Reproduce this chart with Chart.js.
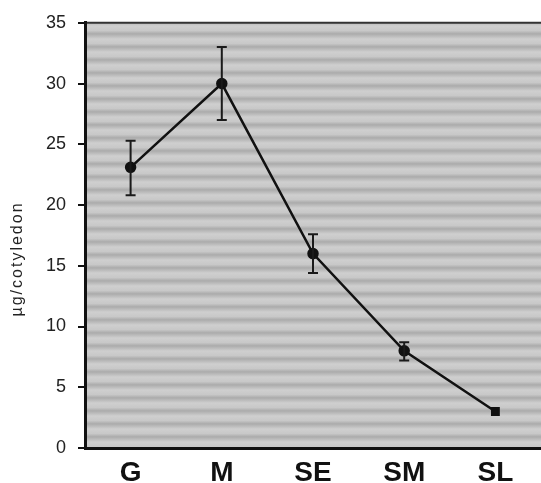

* * *

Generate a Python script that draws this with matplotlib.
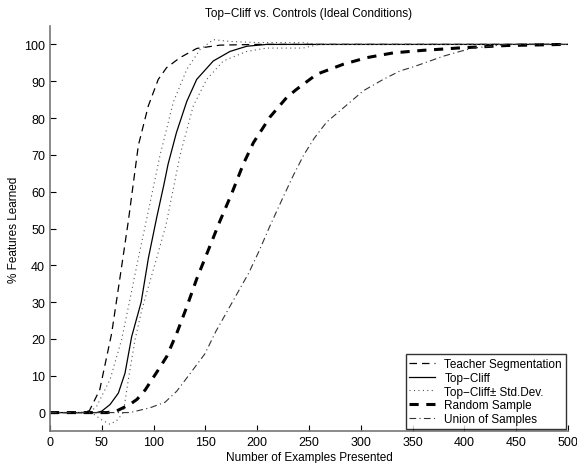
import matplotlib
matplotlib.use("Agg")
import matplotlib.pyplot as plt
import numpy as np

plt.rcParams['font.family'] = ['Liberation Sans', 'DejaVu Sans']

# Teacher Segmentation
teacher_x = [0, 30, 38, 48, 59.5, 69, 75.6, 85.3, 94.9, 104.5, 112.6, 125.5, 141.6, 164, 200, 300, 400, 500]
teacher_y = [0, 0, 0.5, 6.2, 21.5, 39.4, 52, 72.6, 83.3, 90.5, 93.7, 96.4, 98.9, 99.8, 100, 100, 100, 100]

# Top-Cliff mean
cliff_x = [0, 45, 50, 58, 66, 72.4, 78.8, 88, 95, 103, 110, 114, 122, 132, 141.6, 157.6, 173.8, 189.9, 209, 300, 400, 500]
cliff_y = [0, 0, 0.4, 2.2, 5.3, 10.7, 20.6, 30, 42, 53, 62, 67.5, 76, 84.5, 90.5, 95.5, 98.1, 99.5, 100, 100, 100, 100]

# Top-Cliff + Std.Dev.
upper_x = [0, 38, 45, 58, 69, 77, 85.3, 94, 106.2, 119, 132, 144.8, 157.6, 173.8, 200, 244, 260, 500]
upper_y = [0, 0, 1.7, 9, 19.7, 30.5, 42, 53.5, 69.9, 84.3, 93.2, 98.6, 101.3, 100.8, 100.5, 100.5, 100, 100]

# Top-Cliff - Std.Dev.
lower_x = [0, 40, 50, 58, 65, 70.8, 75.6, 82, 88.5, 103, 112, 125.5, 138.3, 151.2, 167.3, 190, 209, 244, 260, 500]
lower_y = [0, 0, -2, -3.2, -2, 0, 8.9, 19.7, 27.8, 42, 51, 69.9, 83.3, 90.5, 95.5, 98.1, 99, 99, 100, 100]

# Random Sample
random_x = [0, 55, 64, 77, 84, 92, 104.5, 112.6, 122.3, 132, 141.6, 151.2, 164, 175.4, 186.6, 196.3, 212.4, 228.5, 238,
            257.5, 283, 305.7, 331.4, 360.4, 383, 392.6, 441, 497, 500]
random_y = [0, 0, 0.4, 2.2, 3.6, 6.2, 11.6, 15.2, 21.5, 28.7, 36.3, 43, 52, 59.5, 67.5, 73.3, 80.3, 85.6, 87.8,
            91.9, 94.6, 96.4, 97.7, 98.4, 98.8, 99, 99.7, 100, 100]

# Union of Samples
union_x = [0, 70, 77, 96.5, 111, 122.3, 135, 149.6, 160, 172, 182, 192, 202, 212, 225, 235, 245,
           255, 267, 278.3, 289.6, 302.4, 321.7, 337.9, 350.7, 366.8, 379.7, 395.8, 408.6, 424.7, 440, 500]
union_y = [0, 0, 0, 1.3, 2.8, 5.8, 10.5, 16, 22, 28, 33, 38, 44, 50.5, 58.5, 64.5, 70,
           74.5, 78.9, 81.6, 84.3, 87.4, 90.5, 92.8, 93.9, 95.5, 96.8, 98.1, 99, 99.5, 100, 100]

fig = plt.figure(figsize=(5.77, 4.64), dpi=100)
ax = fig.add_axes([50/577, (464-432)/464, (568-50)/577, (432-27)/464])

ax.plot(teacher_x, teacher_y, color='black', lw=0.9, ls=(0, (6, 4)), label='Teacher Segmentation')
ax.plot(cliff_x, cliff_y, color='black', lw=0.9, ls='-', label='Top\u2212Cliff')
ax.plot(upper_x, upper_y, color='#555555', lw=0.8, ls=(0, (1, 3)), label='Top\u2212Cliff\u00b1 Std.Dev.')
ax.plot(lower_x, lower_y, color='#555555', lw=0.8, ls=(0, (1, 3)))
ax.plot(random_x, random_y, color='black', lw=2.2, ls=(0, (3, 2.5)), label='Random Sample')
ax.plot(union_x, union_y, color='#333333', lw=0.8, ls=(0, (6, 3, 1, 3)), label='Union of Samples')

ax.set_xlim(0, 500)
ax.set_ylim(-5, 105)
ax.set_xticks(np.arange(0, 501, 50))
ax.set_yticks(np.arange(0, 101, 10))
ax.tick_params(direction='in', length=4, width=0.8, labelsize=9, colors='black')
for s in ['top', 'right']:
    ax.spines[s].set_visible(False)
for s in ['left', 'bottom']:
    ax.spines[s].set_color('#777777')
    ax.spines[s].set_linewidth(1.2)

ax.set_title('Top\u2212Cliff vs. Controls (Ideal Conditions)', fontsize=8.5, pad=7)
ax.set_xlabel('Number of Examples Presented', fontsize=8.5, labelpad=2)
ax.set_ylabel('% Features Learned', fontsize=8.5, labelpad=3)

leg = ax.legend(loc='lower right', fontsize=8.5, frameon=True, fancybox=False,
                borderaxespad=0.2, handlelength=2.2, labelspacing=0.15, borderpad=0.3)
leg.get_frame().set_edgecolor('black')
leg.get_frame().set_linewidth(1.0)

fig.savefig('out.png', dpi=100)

==

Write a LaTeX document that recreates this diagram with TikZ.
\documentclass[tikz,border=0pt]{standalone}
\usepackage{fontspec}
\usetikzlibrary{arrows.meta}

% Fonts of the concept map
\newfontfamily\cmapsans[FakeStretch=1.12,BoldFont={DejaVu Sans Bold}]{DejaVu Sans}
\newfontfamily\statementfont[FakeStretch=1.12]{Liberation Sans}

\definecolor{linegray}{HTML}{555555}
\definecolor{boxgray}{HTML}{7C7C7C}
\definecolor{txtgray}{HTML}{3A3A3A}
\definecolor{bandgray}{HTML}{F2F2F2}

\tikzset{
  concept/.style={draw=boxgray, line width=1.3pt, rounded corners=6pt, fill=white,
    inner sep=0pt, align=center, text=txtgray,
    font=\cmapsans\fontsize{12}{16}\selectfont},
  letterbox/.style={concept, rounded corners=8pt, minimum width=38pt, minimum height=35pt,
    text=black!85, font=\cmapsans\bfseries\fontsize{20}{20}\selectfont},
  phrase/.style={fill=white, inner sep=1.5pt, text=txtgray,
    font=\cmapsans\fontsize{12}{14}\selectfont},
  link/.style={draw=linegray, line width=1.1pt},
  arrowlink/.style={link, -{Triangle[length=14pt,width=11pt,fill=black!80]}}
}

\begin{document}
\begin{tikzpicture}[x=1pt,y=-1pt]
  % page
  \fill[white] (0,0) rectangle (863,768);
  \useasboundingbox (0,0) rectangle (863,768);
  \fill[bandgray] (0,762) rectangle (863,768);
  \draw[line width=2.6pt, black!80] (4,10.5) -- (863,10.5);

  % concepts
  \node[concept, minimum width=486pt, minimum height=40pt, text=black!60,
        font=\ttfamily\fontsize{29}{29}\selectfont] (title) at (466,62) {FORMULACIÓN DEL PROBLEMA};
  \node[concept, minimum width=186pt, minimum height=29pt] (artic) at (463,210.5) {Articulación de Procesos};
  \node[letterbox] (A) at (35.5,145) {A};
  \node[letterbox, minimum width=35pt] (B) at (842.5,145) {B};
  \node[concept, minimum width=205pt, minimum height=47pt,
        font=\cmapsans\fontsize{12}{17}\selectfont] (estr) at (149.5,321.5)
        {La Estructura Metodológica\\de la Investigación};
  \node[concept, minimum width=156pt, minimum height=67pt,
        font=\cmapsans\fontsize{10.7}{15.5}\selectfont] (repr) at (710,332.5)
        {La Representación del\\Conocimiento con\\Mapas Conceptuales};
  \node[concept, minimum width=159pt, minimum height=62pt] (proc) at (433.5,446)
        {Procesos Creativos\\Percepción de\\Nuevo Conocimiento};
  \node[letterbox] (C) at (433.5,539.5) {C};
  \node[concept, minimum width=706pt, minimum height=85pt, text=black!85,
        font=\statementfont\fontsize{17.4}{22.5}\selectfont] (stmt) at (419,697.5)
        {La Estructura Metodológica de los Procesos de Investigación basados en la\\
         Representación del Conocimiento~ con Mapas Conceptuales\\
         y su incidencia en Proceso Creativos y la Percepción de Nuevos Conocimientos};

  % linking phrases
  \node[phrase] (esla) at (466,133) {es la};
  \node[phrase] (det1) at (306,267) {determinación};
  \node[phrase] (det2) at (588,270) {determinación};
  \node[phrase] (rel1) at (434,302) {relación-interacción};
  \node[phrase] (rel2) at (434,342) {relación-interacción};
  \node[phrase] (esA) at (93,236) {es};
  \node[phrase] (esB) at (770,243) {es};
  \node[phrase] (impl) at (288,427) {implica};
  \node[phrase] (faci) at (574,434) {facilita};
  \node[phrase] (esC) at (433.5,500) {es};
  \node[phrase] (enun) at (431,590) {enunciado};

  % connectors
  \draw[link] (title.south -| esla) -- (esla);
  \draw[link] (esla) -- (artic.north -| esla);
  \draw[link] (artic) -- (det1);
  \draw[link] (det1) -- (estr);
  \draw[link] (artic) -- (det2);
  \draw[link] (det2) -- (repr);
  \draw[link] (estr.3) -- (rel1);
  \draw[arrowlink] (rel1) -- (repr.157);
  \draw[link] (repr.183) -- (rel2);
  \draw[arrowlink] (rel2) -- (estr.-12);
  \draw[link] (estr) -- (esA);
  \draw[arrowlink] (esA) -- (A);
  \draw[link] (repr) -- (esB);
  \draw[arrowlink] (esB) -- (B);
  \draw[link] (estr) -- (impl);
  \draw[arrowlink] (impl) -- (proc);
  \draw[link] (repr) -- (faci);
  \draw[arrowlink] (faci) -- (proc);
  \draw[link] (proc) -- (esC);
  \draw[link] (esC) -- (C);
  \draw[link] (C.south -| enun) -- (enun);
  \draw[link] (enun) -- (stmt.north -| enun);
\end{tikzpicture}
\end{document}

(AIM): Copy word for word every line from the one with "Generate a Python" through the one with "91.9, 94.6, 96.4, 97.7, 98.4, 98.8, 99, 99.7, 100, 100]", including both. No pictures belong in the copy.

(FINISHED EXERCISE):
Generate a Python script that draws this with matplotlib.
import matplotlib
matplotlib.use("Agg")
import matplotlib.pyplot as plt
import numpy as np

plt.rcParams['font.family'] = ['Liberation Sans', 'DejaVu Sans']

# Teacher Segmentation
teacher_x = [0, 30, 38, 48, 59.5, 69, 75.6, 85.3, 94.9, 104.5, 112.6, 125.5, 141.6, 164, 200, 300, 400, 500]
teacher_y = [0, 0, 0.5, 6.2, 21.5, 39.4, 52, 72.6, 83.3, 90.5, 93.7, 96.4, 98.9, 99.8, 100, 100, 100, 100]

# Top-Cliff mean
cliff_x = [0, 45, 50, 58, 66, 72.4, 78.8, 88, 95, 103, 110, 114, 122, 132, 141.6, 157.6, 173.8, 189.9, 209, 300, 400, 500]
cliff_y = [0, 0, 0.4, 2.2, 5.3, 10.7, 20.6, 30, 42, 53, 62, 67.5, 76, 84.5, 90.5, 95.5, 98.1, 99.5, 100, 100, 100, 100]

# Top-Cliff + Std.Dev.
upper_x = [0, 38, 45, 58, 69, 77, 85.3, 94, 106.2, 119, 132, 144.8, 157.6, 173.8, 200, 244, 260, 500]
upper_y = [0, 0, 1.7, 9, 19.7, 30.5, 42, 53.5, 69.9, 84.3, 93.2, 98.6, 101.3, 100.8, 100.5, 100.5, 100, 100]

# Top-Cliff - Std.Dev.
lower_x = [0, 40, 50, 58, 65, 70.8, 75.6, 82, 88.5, 103, 112, 125.5, 138.3, 151.2, 167.3, 190, 209, 244, 260, 500]
lower_y = [0, 0, -2, -3.2, -2, 0, 8.9, 19.7, 27.8, 42, 51, 69.9, 83.3, 90.5, 95.5, 98.1, 99, 99, 100, 100]

# Random Sample
random_x = [0, 55, 64, 77, 84, 92, 104.5, 112.6, 122.3, 132, 141.6, 151.2, 164, 175.4, 186.6, 196.3, 212.4, 228.5, 238,
            257.5, 283, 305.7, 331.4, 360.4, 383, 392.6, 441, 497, 500]
random_y = [0, 0, 0.4, 2.2, 3.6, 6.2, 11.6, 15.2, 21.5, 28.7, 36.3, 43, 52, 59.5, 67.5, 73.3, 80.3, 85.6, 87.8,
            91.9, 94.6, 96.4, 97.7, 98.4, 98.8, 99, 99.7, 100, 100]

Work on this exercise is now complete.